* **DATA**
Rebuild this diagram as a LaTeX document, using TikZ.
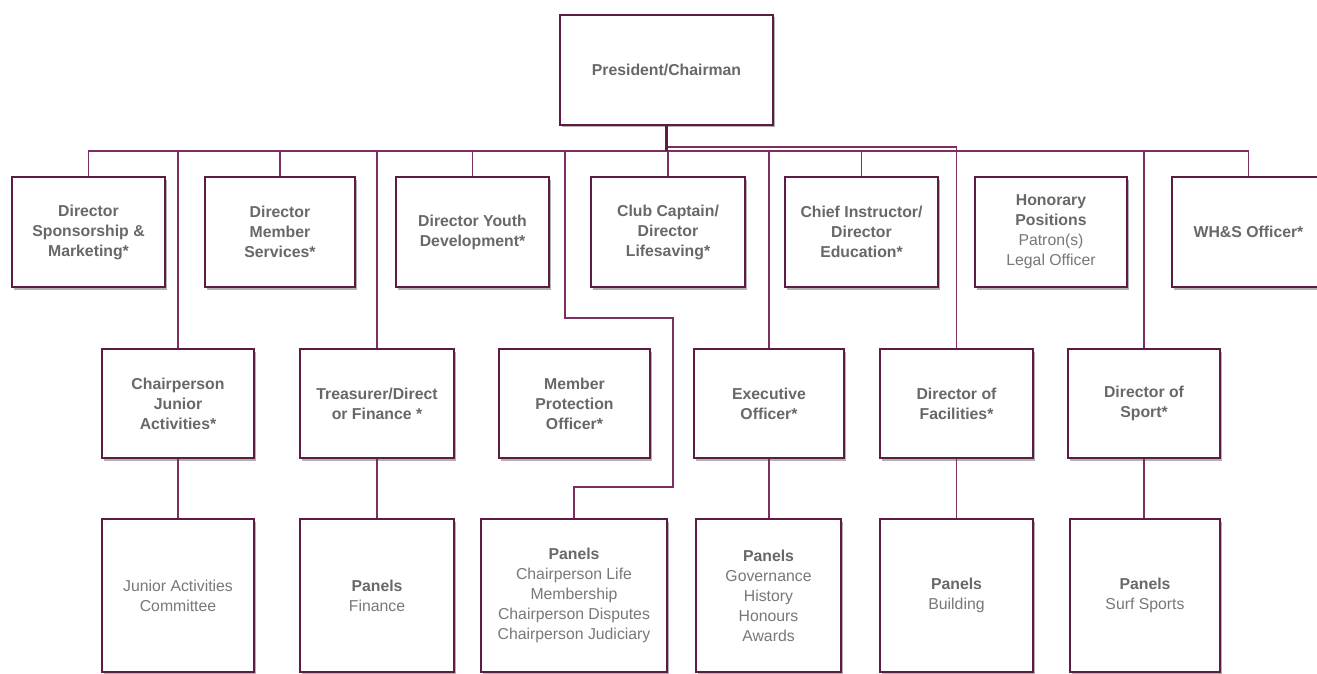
\documentclass[tikz,border=0pt]{standalone}
\usepackage{fontspec}
\setmainfont{Liberation Sans}
\usetikzlibrary{shadows}
\definecolor{boxc}{RGB}{92,28,68}
\definecolor{linec}{RGB}{125,45,95}
\definecolor{txt}{RGB}{104,104,104}
\definecolor{txtl}{RGB}{120,120,120}
\newcommand\lt[1]{{\mdseries\color{txtl}#1}}
\tikzset{
  orgbox/.style={draw=boxc, line width=1.7pt, fill=white, rectangle, align=center,
    text=txt, font=\fontsize{15.8}{20}\selectfont\bfseries, inner sep=2pt,
    drop shadow={shadow xshift=2pt, shadow yshift=-2.5pt, opacity=0.3, fill=black}},
  conn/.style={draw=linec, line width=1.5pt},
  stem/.style={draw=boxc, line width=3.5pt},
}
\begin{document}
\begin{tikzpicture}[x=1pt,y=-1pt]
\useasboundingbox (0,0) rectangle (1317,674);
% top
\node[orgbox, minimum width=213pt, minimum height=110pt] (pres) at (666.5,70) {President/Chairman};
% row 1
\node[orgbox, minimum width=153pt, minimum height=110pt] (spons) at (88.5,232) {Director\\Sponsorship \&\\Marketing*};
\node[orgbox, minimum width=150pt, minimum height=110pt] (memb) at (280,232) {Director\\Member\\Services*};
\node[orgbox, minimum width=153pt, minimum height=110pt] (youth) at (472.5,232) {Director Youth\\Development*};
\node[orgbox, minimum width=154pt, minimum height=110pt] (captain) at (668,232) {Club Captain/\\Director\\Lifesaving*};
\node[orgbox, minimum width=153pt, minimum height=110pt] (chief) at (861.5,232) {Chief Instructor/\\Director\\Education*};
\node[orgbox, minimum width=152pt, minimum height=110pt] (hon) at (1051,232) {Honorary\\Positions\\\lt{Patron(s)}\\\lt{Legal Officer}};
\node[orgbox, minimum width=153pt, minimum height=110pt] (whs) at (1248.5,232) {WH\&S Officer*};
% row 2
\node[orgbox, minimum width=152pt, minimum height=109pt] (junior) at (178,403.5) {Chairperson\\Junior\\Activities*};
\node[orgbox, minimum width=154pt, minimum height=109pt] (treas) at (377,403.5) {Treasurer/Direct\\or Finance *};
\node[orgbox, minimum width=151pt, minimum height=109pt] (mpo) at (574.5,403.5) {Member\\Protection\\Officer*};
\node[orgbox, minimum width=150pt, minimum height=109pt] (exec) at (769,403.5) {Executive\\Officer*};
\node[orgbox, minimum width=153pt, minimum height=109pt] (facil) at (956.5,403.5) {Director of\\Facilities*};
\node[orgbox, minimum width=152pt, minimum height=109pt] (sport) at (1144,403.5) {Director of\\Sport*};
% row 3
\node[orgbox, minimum width=152pt, minimum height=153pt] (jac) at (178,595.5) {\lt{Junior Activities}\\\lt{Committee}};
\node[orgbox, minimum width=154pt, minimum height=153pt] (pfin) at (377,595.5) {Panels\\\lt{Finance}};
\node[orgbox, minimum width=186pt, minimum height=153pt] (pchair) at (574,595.5) {Panels\\\lt{Chairperson Life}\\\lt{Membership}\\\lt{Chairperson Disputes}\\\lt{Chairperson Judiciary}};
\node[orgbox, minimum width=145pt, minimum height=153pt] (pgov) at (768.5,595.5) {Panels\\\lt{Governance}\\\lt{History}\\\lt{Honours}\\\lt{Awards}};
\node[orgbox, minimum width=153pt, minimum height=153pt] (pbuild) at (956.5,595.5) {Panels\\\lt{Building}};
\node[orgbox, minimum width=150pt, minimum height=153pt] (psurf) at (1145,595.5) {Panels\\\lt{Surf Sports}};
% bus coordinates
\coordinate (busL) at (0,151);
\coordinate (busH) at (0,147);
\coordinate (r1) at (565,151);
\coordinate (r2) at (565,318);
\coordinate (r3) at (673,318);
\coordinate (r4) at (673,487);
% connectors
\foreach \n in {spons,memb,youth,captain,chief,whs,junior,treas,exec,sport}
  \draw[conn] (pres.south |- busL) -| (\n.north);
\draw[conn] (pres.south |- busH) -| (facil.north);
\draw[conn] (pres.south |- busL) -- (r1) -- (r2) -- (r3) -- (r4) -| (pchair.north);
\draw[stem] (pres.south) -- (pres.south |- busL);
\draw[conn] (junior.south) -- (jac.north);
\draw[conn] (treas.south) -- (pfin.north);
\draw[conn] (exec.south) -- (exec.south |- pgov.north);
\draw[conn] (facil.south) -- (pbuild.north);
\draw[conn] (sport.south) -- (sport.south |- psurf.north);
\end{tikzpicture}
\end{document}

* **THE TASK**
Copy the whole listing above word for word but do not carry over the pictures.

* **TASK RESULT**
Rebuild this diagram as a LaTeX document, using TikZ.
\documentclass[tikz,border=0pt]{standalone}
\usepackage{fontspec}
\setmainfont{Liberation Sans}
\usetikzlibrary{shadows}
\definecolor{boxc}{RGB}{92,28,68}
\definecolor{linec}{RGB}{125,45,95}
\definecolor{txt}{RGB}{104,104,104}
\definecolor{txtl}{RGB}{120,120,120}
\newcommand\lt[1]{{\mdseries\color{txtl}#1}}
\tikzset{
  orgbox/.style={draw=boxc, line width=1.7pt, fill=white, rectangle, align=center,
    text=txt, font=\fontsize{15.8}{20}\selectfont\bfseries, inner sep=2pt,
    drop shadow={shadow xshift=2pt, shadow yshift=-2.5pt, opacity=0.3, fill=black}},
  conn/.style={draw=linec, line width=1.5pt},
  stem/.style={draw=boxc, line width=3.5pt},
}
\begin{document}
\begin{tikzpicture}[x=1pt,y=-1pt]
\useasboundingbox (0,0) rectangle (1317,674);
% top
\node[orgbox, minimum width=213pt, minimum height=110pt] (pres) at (666.5,70) {President/Chairman};
% row 1
\node[orgbox, minimum width=153pt, minimum height=110pt] (spons) at (88.5,232) {Director\\Sponsorship \&\\Marketing*};
\node[orgbox, minimum width=150pt, minimum height=110pt] (memb) at (280,232) {Director\\Member\\Services*};
\node[orgbox, minimum width=153pt, minimum height=110pt] (youth) at (472.5,232) {Director Youth\\Development*};
\node[orgbox, minimum width=154pt, minimum height=110pt] (captain) at (668,232) {Club Captain/\\Director\\Lifesaving*};
\node[orgbox, minimum width=153pt, minimum height=110pt] (chief) at (861.5,232) {Chief Instructor/\\Director\\Education*};
\node[orgbox, minimum width=152pt, minimum height=110pt] (hon) at (1051,232) {Honorary\\Positions\\\lt{Patron(s)}\\\lt{Legal Officer}};
\node[orgbox, minimum width=153pt, minimum height=110pt] (whs) at (1248.5,232) {WH\&S Officer*};
% row 2
\node[orgbox, minimum width=152pt, minimum height=109pt] (junior) at (178,403.5) {Chairperson\\Junior\\Activities*};
\node[orgbox, minimum width=154pt, minimum height=109pt] (treas) at (377,403.5) {Treasurer/Direct\\or Finance *};
\node[orgbox, minimum width=151pt, minimum height=109pt] (mpo) at (574.5,403.5) {Member\\Protection\\Officer*};
\node[orgbox, minimum width=150pt, minimum height=109pt] (exec) at (769,403.5) {Executive\\Officer*};
\node[orgbox, minimum width=153pt, minimum height=109pt] (facil) at (956.5,403.5) {Director of\\Facilities*};
\node[orgbox, minimum width=152pt, minimum height=109pt] (sport) at (1144,403.5) {Director of\\Sport*};
% row 3
\node[orgbox, minimum width=152pt, minimum height=153pt] (jac) at (178,595.5) {\lt{Junior Activities}\\\lt{Committee}};
\node[orgbox, minimum width=154pt, minimum height=153pt] (pfin) at (377,595.5) {Panels\\\lt{Finance}};
\node[orgbox, minimum width=186pt, minimum height=153pt] (pchair) at (574,595.5) {Panels\\\lt{Chairperson Life}\\\lt{Membership}\\\lt{Chairperson Disputes}\\\lt{Chairperson Judiciary}};
\node[orgbox, minimum width=145pt, minimum height=153pt] (pgov) at (768.5,595.5) {Panels\\\lt{Governance}\\\lt{History}\\\lt{Honours}\\\lt{Awards}};
\node[orgbox, minimum width=153pt, minimum height=153pt] (pbuild) at (956.5,595.5) {Panels\\\lt{Building}};
\node[orgbox, minimum width=150pt, minimum height=153pt] (psurf) at (1145,595.5) {Panels\\\lt{Surf Sports}};
% bus coordinates
\coordinate (busL) at (0,151);
\coordinate (busH) at (0,147);
\coordinate (r1) at (565,151);
\coordinate (r2) at (565,318);
\coordinate (r3) at (673,318);
\coordinate (r4) at (673,487);
% connectors
\foreach \n in {spons,memb,youth,captain,chief,whs,junior,treas,exec,sport}
  \draw[conn] (pres.south |- busL) -| (\n.north);
\draw[conn] (pres.south |- busH) -| (facil.north);
\draw[conn] (pres.south |- busL) -- (r1) -- (r2) -- (r3) -- (r4) -| (pchair.north);
\draw[stem] (pres.south) -- (pres.south |- busL);
\draw[conn] (junior.south) -- (jac.north);
\draw[conn] (treas.south) -- (pfin.north);
\draw[conn] (exec.south) -- (exec.south |- pgov.north);
\draw[conn] (facil.south) -- (pbuild.north);
\draw[conn] (sport.south) -- (sport.south |- psurf.north);
\end{tikzpicture}
\end{document}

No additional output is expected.